(Task) Take each line that has the word "seaborn" and return it.

(Data supplied)
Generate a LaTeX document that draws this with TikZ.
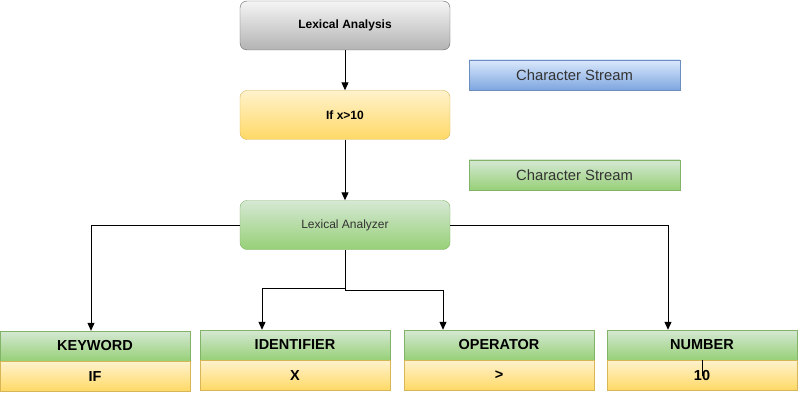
\documentclass[tikz,border=0pt]{standalone}
\usepackage{fontspec}
\setmainfont{Liberation Sans}
\usetikzlibrary{arrows.meta,positioning}
\definecolor{grayTop}{RGB}{245,245,245}
\definecolor{grayBot}{RGB}{179,179,179}
\definecolor{grayLine}{RGB}{102,102,102}
\definecolor{yellowTop}{RGB}{255,242,204}
\definecolor{yellowBot}{RGB}{255,217,102}
\definecolor{yellowLine}{RGB}{214,182,86}
\definecolor{greenTop}{RGB}{213,232,212}
\definecolor{greenBot}{RGB}{151,208,119}
\definecolor{greenLine}{RGB}{130,179,102}
\definecolor{blueTop}{RGB}{218,232,252}
\definecolor{blueBot}{RGB}{126,166,224}
\definecolor{blueLine}{RGB}{108,142,191}

\tikzset{
    stage/.style={rounded corners=7pt, minimum width=210pt, minimum height=49pt, font=\fontsize{12}{14}\selectfont},
    graystage/.style={stage, draw=grayLine, top color=grayTop, bottom color=grayBot},
    yellowstage/.style={stage, draw=yellowLine, top color=yellowTop, bottom color=yellowBot},
    greenstage/.style={stage, draw=greenLine, top color=greenTop, bottom color=greenBot, text=black!80},
    legend/.style={minimum width=211pt, minimum height=30pt, font=\fontsize{14.8}{17}\selectfont, text=black!80},
    tokhead/.style={draw=greenLine, top color=greenTop, bottom color=greenBot, minimum width=190pt, minimum height=30pt, font=\bfseries\fontsize{14.5}{17}\selectfont},
    tokval/.style={draw=yellowLine, top color=yellowTop, bottom color=yellowBot, minimum width=190pt, minimum height=30pt, font=\bfseries\fontsize{14.5}{17}\selectfont},
    flow/.style={-{Triangle[width=7pt,length=8pt]}, line width=1pt}
}

\begin{document}
\begin{tikzpicture}[x=1pt, y=-1pt]
    \useasboundingbox (0,0) rectangle (798,401);

    % pipeline
    \node[graystage, font=\bfseries\fontsize{12}{14}\selectfont] (lexana) at (345,25.5) {Lexical Analysis};
    \node[yellowstage, font=\bfseries\fontsize{12}{14}\selectfont] (source) at (345,115) {If x>10};
    \node[greenstage] (analyzer) at (345,225) {Lexical Analyzer};

    % legend
    \node[legend, draw=blueLine, top color=blueTop, bottom color=blueBot] (bluekey) at (574.5,75) {Character Stream};
    \node[legend, draw=greenLine, top color=greenTop, bottom color=greenBot] (greenkey) at (574.5,175) {Character Stream};

    % tokens
    \node[tokhead] (kwhead) at (95,346) {KEYWORD};
    \node[tokval, below=0pt of kwhead] (kwval) {IF};
    \node[tokhead] (idhead) at (295,345) {IDENTIFIER};
    \node[tokval, below=0pt of idhead] (idval) {X};
    \node[tokhead] (ophead) at (499,345) {OPERATOR};
    \node[tokval, below=0pt of ophead] (opval) {>};
    \node[tokhead] (numhead) at (702,345) {NUMBER};
    \node[tokval, below=0pt of numhead] (numval) {10};

    \draw[flow] (lexana) -- (source);
    \draw[flow] (source) -- (analyzer);
    \draw[flow] (analyzer.west) -| ([xshift=-4pt]kwhead.north);
    \draw[flow] (analyzer.east) -| ([xshift=-34pt]numhead.north);
    \path (analyzer.south) ++(0,39) coordinate (split);
    \draw[flow] (analyzer.south) -- (split) -| ([xshift=-33pt]idhead.north);
    \draw[flow] (split) -- ++(0,2) -| ([xshift=-56pt]ophead.north);
    \draw[line width=1pt] (numval.north) -- ++(0,16);
\end{tikzpicture}
\end{document}
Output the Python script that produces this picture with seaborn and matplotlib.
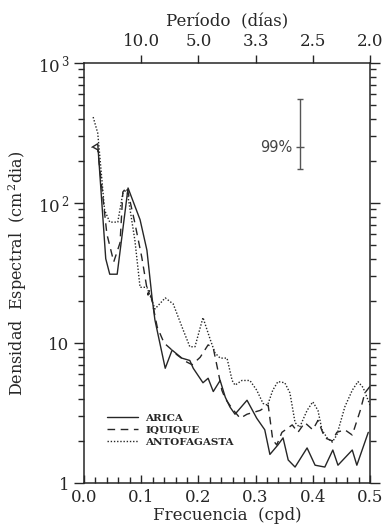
import numpy as np
import pandas as pd
import matplotlib
matplotlib.use("Agg")
import matplotlib.pyplot as plt
import matplotlib.ticker as mticker
import seaborn as sns

# ---------------- data ----------------
arica_f = [0.014, 0.024, 0.038, 0.045, 0.058, 0.077, 0.098, 0.110, 0.119, 0.124,
           0.142, 0.154, 0.171, 0.185, 0.191, 0.208, 0.217, 0.226, 0.238, 0.247,
           0.255, 0.264, 0.285, 0.302, 0.316, 0.325, 0.339, 0.348, 0.357, 0.369,
           0.390, 0.404, 0.421, 0.435, 0.444, 0.469, 0.477, 0.497]
arica_v = [250, 265, 40, 31, 31, 128, 76, 46, 21, 14.6,
           6.6, 8.9, 7.8, 7.5, 6.6, 5.2, 5.6, 4.5, 5.4, 4.1,
           3.5, 3.1, 3.9, 2.9, 2.4, 1.6, 1.87, 2.1, 1.46, 1.3,
           1.78, 1.34, 1.3, 1.72, 1.34, 1.72, 1.34, 2.3]

iquique_f = [0.016, 0.024, 0.040, 0.052, 0.063, 0.068, 0.075, 0.088, 0.101, 0.112,
             0.115, 0.128, 0.140, 0.150, 0.163, 0.180, 0.189, 0.203, 0.217, 0.226,
             0.234, 0.241, 0.247, 0.259, 0.273, 0.285, 0.308, 0.322, 0.330, 0.337,
             0.346, 0.364, 0.374, 0.386, 0.400, 0.409, 0.421, 0.434, 0.442, 0.456,
             0.469, 0.483, 0.491, 0.500]
iquique_v = [250, 240, 60, 38, 52, 120, 130, 75, 41, 22,
             24, 13, 10, 9.2, 8.2, 7.3, 7.0, 7.9, 9.7, 9.2,
             6.4, 4.6, 4.0, 3.4, 2.9, 3.1, 3.3, 3.6, 2.03, 1.87,
             2.3, 2.6, 2.3, 2.7, 2.4, 2.8, 2.1, 2.0, 2.3, 2.4,
             2.2, 3.3, 4.4, 4.9]

antof_f = [0.016, 0.024, 0.036, 0.045, 0.059, 0.068, 0.075, 0.089, 0.098, 0.110,
           0.120, 0.124, 0.142, 0.156, 0.173, 0.185, 0.194, 0.208, 0.221, 0.229,
           0.238, 0.250, 0.259, 0.264, 0.276, 0.290, 0.302, 0.313, 0.321, 0.330,
           0.339, 0.351, 0.360, 0.369, 0.377, 0.390, 0.400, 0.409, 0.416, 0.425,
           0.434, 0.442, 0.456, 0.469, 0.479, 0.488, 0.500]
antof_v = [411, 316, 89, 73, 73, 118, 125, 54, 25, 25,
           19.5, 17.5, 21, 19, 12.5, 9.4, 9.4, 15.2, 10.5, 8.5,
           7.8, 7.8, 5.4, 5.0, 5.4, 5.4, 4.6, 3.7, 3.6, 4.6,
           5.3, 5.2, 4.4, 2.7, 2.5, 3.3, 3.8, 3.3, 2.4, 2.1,
           1.96, 2.2, 3.5, 4.6, 5.3, 4.8, 3.6]

stations = ["ARICA", "IQUIQUE", "ANTOFAGASTA"]

period_ticks_freq = [0.1, 0.2, 0.3, 0.4, 0.5]
period_tick_labels = ["10.0", "5.0", "3.3", "2.5", "2.0"]

ci_freq = 0.378
ci_center = 251
ci_low = 175
ci_high = 553
ci_label = "99%"

# ---------------- figure ----------------
sns.set_style("ticks")
plt.rcParams["font.family"] = ["DejaVu Serif"]
plt.rcParams["mathtext.fontset"] = "dejavuserif"

ink = "#262626"
fig = plt.figure(figsize=(3.86, 5.31), dpi=100)
ax = fig.add_axes([84 / 386, 1 - 483 / 531, 286 / 386, 420 / 531])

df = pd.concat([
    pd.DataFrame({"freq": arica_f, "dens": arica_v, "station": stations[0]}),
    pd.DataFrame({"freq": iquique_f, "dens": iquique_v, "station": stations[1]}),
    pd.DataFrame({"freq": antof_f, "dens": antof_v, "station": stations[2]}),
])

dash_map = {"ARICA": "", "IQUIQUE": (5.5, 4), "ANTOFAGASTA": (1, 1.3)}
sns.lineplot(data=df, x="freq", y="dens", hue="station", style="station",
             palette=[ink] * 3, dashes=dash_map, estimator=None, sort=False,
             linewidth=1.0, ax=ax)

ax.set_yscale("log")
ax.set_xlim(0, 0.5)
ax.set_ylim(1, 1000)

# y ticks
ax.yaxis.set_major_locator(mticker.FixedLocator([1, 10, 100, 1000]))
ax.yaxis.set_major_formatter(mticker.FixedFormatter(
    ["1", "10", r"$\mathregular{10^{\,2}}$", r"$\mathregular{10^{\,3}}$"]))
ax.yaxis.set_minor_locator(mticker.LogLocator(base=10, subs=np.arange(2, 10)))
ax.yaxis.set_minor_formatter(mticker.NullFormatter())
ax.tick_params(axis="y", which="both", left=True, right=True, direction="out",
               colors=ink, labelsize=12, width=1.0)
ax.tick_params(axis="y", which="major", length=7)
ax.tick_params(axis="y", which="minor", length=4)

# x ticks
ax.xaxis.set_major_locator(mticker.MultipleLocator(0.1))
ax.xaxis.set_minor_locator(mticker.MultipleLocator(0.02))
ax.xaxis.set_major_formatter(mticker.FormatStrFormatter("%.1f"))
ax.tick_params(axis="x", which="both", bottom=True, top=False, direction="in",
               colors=ink, labelsize=12, width=1.0)
ax.tick_params(axis="x", which="major", length=6, pad=4)
ax.tick_params(axis="x", which="minor", length=4)

for s in ax.spines.values():
    s.set_color(ink)
    s.set_linewidth(1.1)

ax.set_xlabel("Frecuencia  (cpd)", fontsize=12, color=ink, labelpad=1)
ax.set_ylabel(r"Densidad  Espectral  (cm$^{\,2}$dia)", fontsize=11.5, color=ink,
              labelpad=6)

# top axis: period
top = ax.secondary_xaxis("top")
top.set_xticks(period_ticks_freq)
top.set_xticklabels(period_tick_labels)
top.tick_params(direction="out", length=6, width=1.0, colors=ink, labelsize=12, pad=3)
top.xaxis.set_minor_locator(mticker.NullLocator())
top.set_xlabel("Período  (días)", fontsize=12, color=ink, labelpad=5)
top.spines["top"].set_visible(False)

# 99% confidence bar
ax.errorbar([ci_freq], [ci_center],
            yerr=[[ci_center - ci_low], [ci_high - ci_center]],
            fmt="_", color="#555555", ecolor="#555555", elinewidth=1.0,
            capsize=2, capthick=1.0, markersize=6, markeredgewidth=1.0)
ax.text(ci_freq - 0.013, ci_center, ci_label, ha="right", va="center",
        fontsize=10.5, family="DejaVu Sans", color="#444444")

# legend
leg = ax.legend(loc="upper left", bbox_to_anchor=(0.08, 0.165), frameon=False,
                handlelength=3.0, handletextpad=0.7, labelspacing=0.25,
                borderpad=0, borderaxespad=0,
                prop={"family": "DejaVu Serif", "weight": "bold", "size": 7.5})
for t in leg.get_texts():
    t.set_color(ink)

fig.savefig("out.png", dpi=100, facecolor="white")
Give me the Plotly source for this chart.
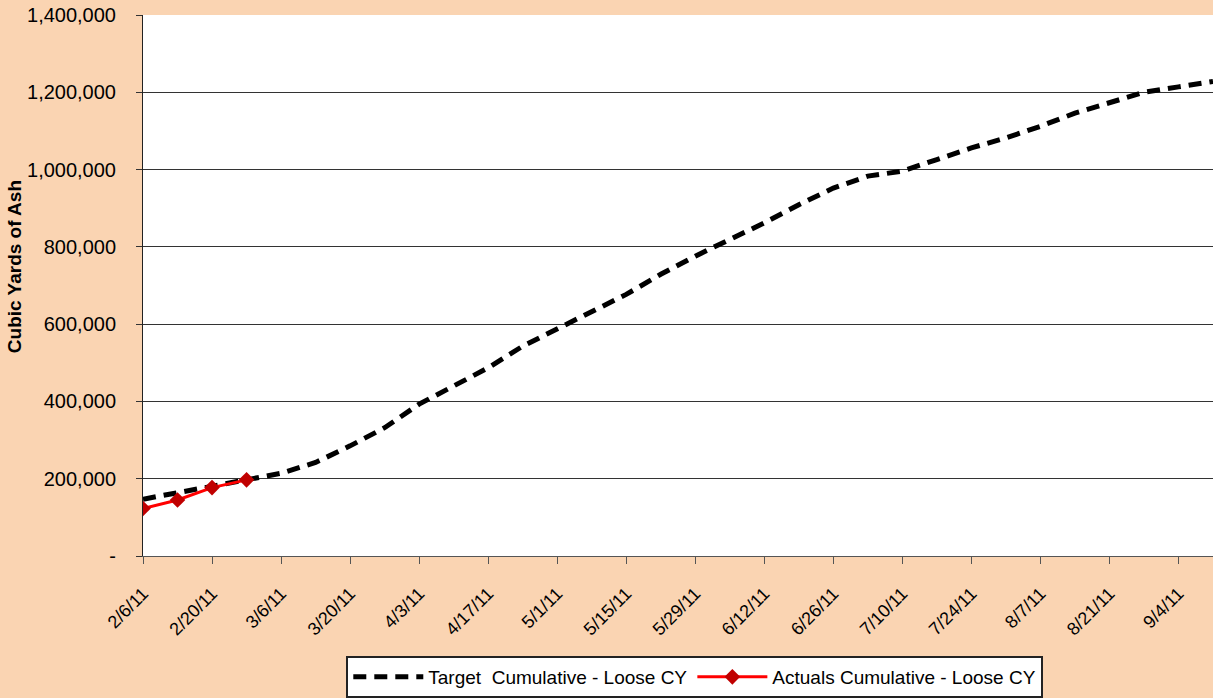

(Written reply)
Output the Python script that produces this picture with seaborn and matplotlib.
import seaborn as sns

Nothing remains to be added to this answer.